Lastly, you conclude Curationism, with an evocation of ‘stillness’ and ‘quiet contemplation’ as essential modes for your personal understanding of art. Positively echoing my previous question, are there places where these modes of experience can be reliably found (collections, museums etc)? Do any curators, paradoxically, achieve such tranquil constructions?
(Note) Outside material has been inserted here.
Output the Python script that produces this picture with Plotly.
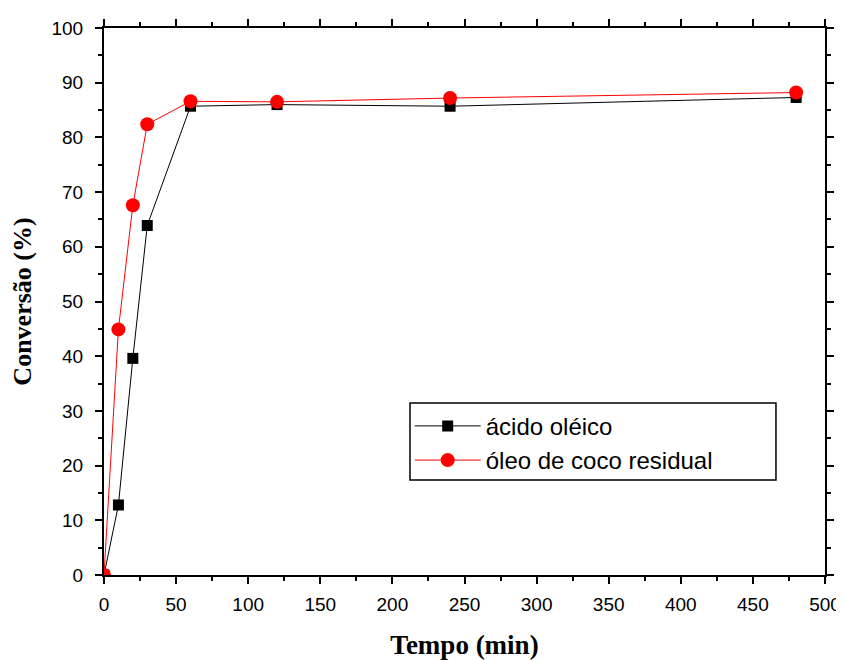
import plotly.graph_objects as go

tempo = [0, 10, 20, 30, 60, 120, 240, 480]
acido_oleico = [0, 12.8, 39.6, 63.9, 85.7, 86.0, 85.7, 87.3]
oleo_coco = [0, 44.9, 67.6, 82.4, 86.6, 86.5, 87.2, 88.2]
x_ticks = [0, 50, 100, 150, 200, 250, 300, 350, 400, 450, 500]
y_ticks = [0, 10, 20, 30, 40, 50, 60, 70, 80, 90, 100]

fig = go.Figure()
fig.add_trace(go.Scatter(x=tempo, y=acido_oleico, mode="lines+markers", name="ácido oléico",
                         line=dict(color="black", width=1),
                         marker=dict(symbol="square", size=11, color="black")))
fig.add_trace(go.Scatter(x=tempo, y=oleo_coco, mode="lines+markers", name="óleo de coco residual",
                         line=dict(color="red", width=1),
                         marker=dict(symbol="circle", size=14, color="red")))

axis_common = dict(showline=True, linecolor="black", linewidth=2, mirror="ticks",
                   ticks="outside", ticklen=7, tickwidth=2, tickcolor="black",
                   showgrid=False, zeroline=False, automargin=False,
                   tickfont=dict(family="Liberation Sans, Arial", size=19, color="black"))

fig.update_xaxes(range=[0, 500], tickvals=x_ticks, ticklabelstandoff=4,
                 minor=dict(dtick=25, ticks="outside", ticklen=4, tickwidth=1.5, tickcolor="black"),
                 title=dict(text="<b>Tempo (min)</b>", standoff=22,
                            font=dict(family="Liberation Serif, Times New Roman", size=27, color="black")),
                 **axis_common)
fig.update_yaxes(range=[0, 100], tickvals=y_ticks, ticklabelstandoff=8,
                 minor=dict(dtick=5, ticks="outside", ticklen=4, tickwidth=1.5, tickcolor="black"),
                 title=dict(text="<b>Conversão (%)</b>", standoff=14,
                            font=dict(family="Liberation Serif, Times New Roman", size=26, color="black")),
                 **axis_common)

# legend frame
fig.add_shape(type="rect", xref="paper", yref="paper", x0=0.4244, x1=0.932, y0=0.1737, y1=0.3144,
              line=dict(color="black", width=1.5), fillcolor="white", layer="below")

fig.update_layout(width=836, height=652, plot_bgcolor="white", paper_bgcolor="white",
                  margin=dict(l=96, r=19, t=20, b=85),
                  legend=dict(x=0.424, y=0.313, xanchor="left", yanchor="top",
                              borderwidth=0, bgcolor="rgba(0,0,0,0)",
                              font=dict(family="Liberation Sans, Arial", size=24, color="black"),
                              itemwidth=66, tracegroupgap=0))
fig.write_html("out.html")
Fantastic curatorial work is being done all over the place, all over the world. It does get covered in major art magazines but often it is not the curators who are the focus; it is the art, the artists, the exhibition, etc. Non–star curators have hard jobs; these are the majority of curators. They have delicate and frustrating relationships with the bureaucratic institutions for whom they work; they work under oppressively small budgets; many are underpaid; they have little time to devote to professional development inside office hours and so are constantly working and liasing. Putting an exhibition together is tough. The curator should be there for the art and ideas, because it is not a glamorous job. I'm not saying they shouldn't get credit, but when the curator becomes the main focus, and furthermore when a curatorial mode becomes the focus of art-making, actual things and actual concepts get pushed aside—the very things that facilitate curation in the first place. The best curators create that context of stillness in an exhibition, letting the art, in all its multiplicities, mysteries and even confusions, speak for itself.